Ironically the launch takes place in the US financial services capital of Wall Street, which is currently being battered by global financial instability.
The software giant has identified financial services firms as a target as they are using HPC resources to schedule real-time and intra-day risk analysis to try and weather the crisis currently sweeping business markets.
"Companies have to be more efficient than ever with IT resources, but need to maintain their position in a competitive marketplace," said Bill Laing, corporate vice president for Microsoft's Windows Server and Solutions Division.
However, Butler Group analyst Roy Illsley believes that Microsoft has a mountain to climb in the HPC market if it is to take share away from open source suppliers.
"Microsoft has made some progress, but I do not think that it will shift many Linux users from what they currently use," he said.
"However, Microsoft is in this market for the long haul. It will continue to chip away and develop its system, but I do not see it overhauling Linux in this market any time soon."
Microsoft is also touting rapid HPC application development through integration with Visual Studio 2008, which provides parallel programming environment support.
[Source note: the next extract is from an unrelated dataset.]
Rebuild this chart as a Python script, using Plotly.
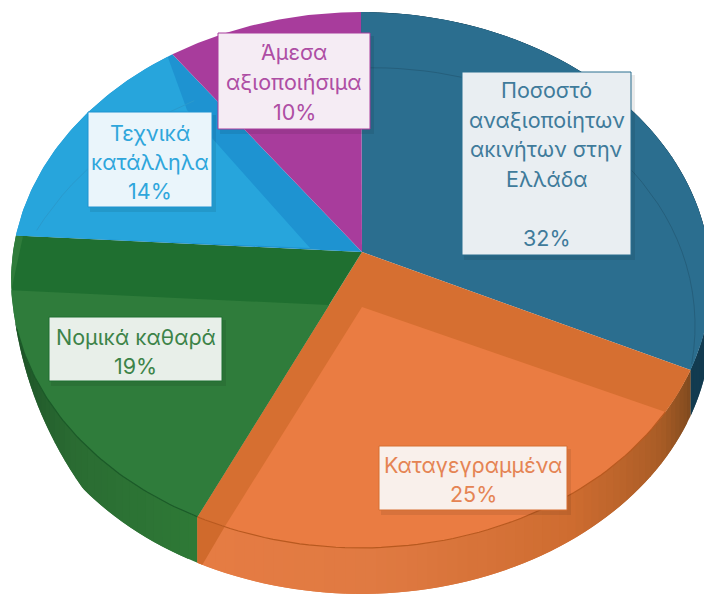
import math
import plotly.graph_objects as go

# Data
categories = [["Ποσοστό", "αναξιοποίητων", "ακινήτων στην", "Ελλάδα", ""],
              ["Καταγεγραμμένα"], ["Νομικά καθαρά"], ["Τεχνικά", "κατάλληλα"], ["Άμεσα", "αξιοποιήσιμα"]]
shares = [32, 25, 19, 14, 10]

# Styles
top_colors = ["#2B6E8F", "#D66F31", "#1F6F30", "#1E93D1", "#A83C9C"]
light_colors = [None, "#EA7C42", "#2F7C3B", "#27A5DC", None]
text_colors = ["#3F7B9B", "#E58453", "#3C8348", "#2FA6DB", "#AE4EA4"]
box_fill = ["#E9EEF2", "#F9F0EB", "#E8EFE9", "#EAF5FB", "#F5ECF4"]
wall_stops = [
    [(0.0, "#123B50"), (1.0, "#123B50")],
    [(0.0, "#7F4A1E"), (0.12, "#A85C26"), (0.35, "#CE6C30"), (0.7, "#E07A42"), (1.0, "#E67C43")],
    [(0.0, "#2E7936"), (0.5, "#2A6B32"), (0.85, "#1F5629"), (1.0, "#1C4F26")],
    None, None]

# Picture geometry: a tilted disc seen in perspective
AX, AY, RX, RY, K, DEPTH = 361, 252, 348, 265, 0.1045, 46


def project(t_deg, r=1.0):
    t = math.radians(t_deg)
    u, v = r * math.sin(t), r * math.cos(t)
    w = 1 + K * v
    return AX + RX * u / w, AY - RY * v / w


def wall_depth(t):
    # the wall narrows away towards the left-hand side of the disc
    return DEPTH * max(0.0, min(1.0, (256 - t) / 28))


def arc(t0, t1, r=1.0, n=60):
    return [project(t0 + (t1 - t0) * i / n, r) for i in range(n + 1)]


def poly(fig, pts, color):
    fig.add_trace(go.Scatter(x=[p[0] for p in pts] + [pts[0][0]], y=[p[1] for p in pts] + [pts[0][1]],
                             mode="lines", fill="toself", fillcolor=color,
                             line=dict(width=0, color=color), hoverinfo="skip", showlegend=False))


def mix(stops, f):
    for (f0, c0), (f1, c1) in zip(stops, stops[1:]):
        if f <= f1:
            a = (f - f0) / (f1 - f0 or 1)
            ch = [round(int(c0[i:i + 2], 16) * (1 - a) + int(c1[i:i + 2], 16) * a) for i in (1, 3, 5)]
            return "rgb(%d,%d,%d)" % tuple(ch)
    return stops[-1][1]


bounds = [0.0]
for s in shares:
    bounds.append(bounds[-1] + s * 3.6)

fig = go.Figure()
apex = (AX + 1, AY)

# side wall, in thin slices so that it can be shaded
for i, stops in enumerate(wall_stops):
    if not stops:
        continue
    t0, t1 = bounds[i], min(bounds[i + 1], 256)
    n = max(2, int((t1 - t0) / 1.5))
    for j in range(n):
        a, b = t0 + (t1 - t0) * j / n, min(t0 + (t1 - t0) * (j + 2) / n, t1)
        ts = [a + (b - a) * m / 3 for m in range(4)]
        upper = [project(t) for t in ts]
        lower = [(project(t)[0], project(t)[1] + wall_depth(t)) for t in reversed(ts)]
        poly(fig, upper + lower, mix(stops, (j + 0.5) / n))

# top faces
for i in range(len(shares)):
    poly(fig, [apex] + arc(bounds[i], bounds[i + 1]), top_colors[i])

# lighter inner faces
orange_t = (bounds[1] + 9.4, bounds[2] - 4.5)
poly(fig, [(AX + 1, AY + 55)] + arc(*orange_t), light_colors[1])
green_pts = [project(bounds[2])] + arc(bounds[2], bounds[3] - 11.8)[1:] + [(AX - 32, AY + 53)]
poly(fig, green_pts, light_colors[2])
left_end = project(bounds[3])
poly(fig, arc(bounds[3] - 11.8, bounds[3], n=12) + [(left_end[0] + 7, left_end[1] + 1)], light_colors[2])
poly(fig, [(AX - 51, AY - 4), project(bounds[3])] + arc(bounds[3], bounds[4] - 1.0)[1:] + [(AX - 174, AY - 142)],
     light_colors[3])

# front corner of the orange band on the wall
c0 = project(bounds[2])
c1 = project(bounds[2] - 4.5)
poly(fig, [c0, c1, (c0[0] + 5, c0[1] + DEPTH + 2), (c0[0], c0[1] + DEPTH)], "#D06A2C")

# rim lines
for pts, col, wd in [
    (arc(bounds[1] + 9.4, bounds[2]), "#B8591F", 1.2),
    (arc(bounds[2], bounds[3] - 20), "#1B5A28", 1.2),
    ([project(t, 0.75 + 0.25 * (t / bounds[1]) ** 1.5) for t in range(0, 116, 3)], "#255F7C", 1),
    ([project(360 - t, 0.75 + 0.2 * (t / 86.4) ** 2) for t in range(40, 87, 3)], "#2A9ACD", 1),
]:
    fig.add_trace(go.Scatter(x=[p[0] for p in pts], y=[p[1] for p in pts], mode="lines",
                             line=dict(color=col, width=wd), hoverinfo="skip", showlegend=False))

# label boxes (left, top, right, bottom) and first line centre with line step
boxes = [(462, 72, 631, 255), (379, 446, 567, 510), (49, 317, 222, 381), (88, 112, 212, 207), (218, 33, 370, 129)]
first_line = [90, 465, 337, 133, 52]
step = [29.5, 29, 29, 29, 30]

shapes, annos = [], []
for i, (x0, y0, x1, y1) in enumerate(boxes):
    shapes.append(dict(type="rect", x0=x0 + 2, y0=y0 + 3, x1=x1 + 4, y1=y1 + 5, xref="x", yref="y",
                       fillcolor="rgba(0,0,0,0.08)", line=dict(width=0)))
    shapes.append(dict(type="rect", x0=x0, y0=y0, x1=x1, y1=y1, xref="x", yref="y",
                       fillcolor=box_fill[i], line=dict(color=top_colors[i], width=1)))
    lines = categories[i] + [f"{shares[i]}%"]
    for j, txt in enumerate(lines):
        if not txt:
            continue
        annos.append(dict(x=(x0 + x1) / 2, y=first_line[i] + step[i] * j, xref="x", yref="y", text=txt,
                          showarrow=False, xanchor="center", yanchor="middle",
                          font=dict(family="Inter, 'Open Sans', sans-serif", size=21.5, color=text_colors[i])))

fig.update_layout(
    width=704, height=594, margin=dict(l=0, r=0, t=0, b=0),
    paper_bgcolor="white", plot_bgcolor="white", showlegend=False,
    xaxis=dict(range=[0, 704], visible=False, fixedrange=True),
    yaxis=dict(range=[594, 0], visible=False, fixedrange=True),
    shapes=shapes, annotations=annos,
)
fig.write_html("out.html", config=dict(displayModeBar=False),
               post_script="document.body.style.margin='0';document.body.style.overflow='hidden';")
Another hope for Microsoft is that financial services firms already using products like Office Excel and Office SharePoint Server may decide to deploy a Microsoft HPC system for compatibility reasons.
Illsley also suggested that Microsoft's server strategy in general seems to be moving in a Linux-like direction.
"With Windows Server 2008 Microsoft moved to a much more compartmentalised model where you can install just what you need, and not a single monolithic blob of an operating system that does everything, 90 per cent of which you don't need," he said.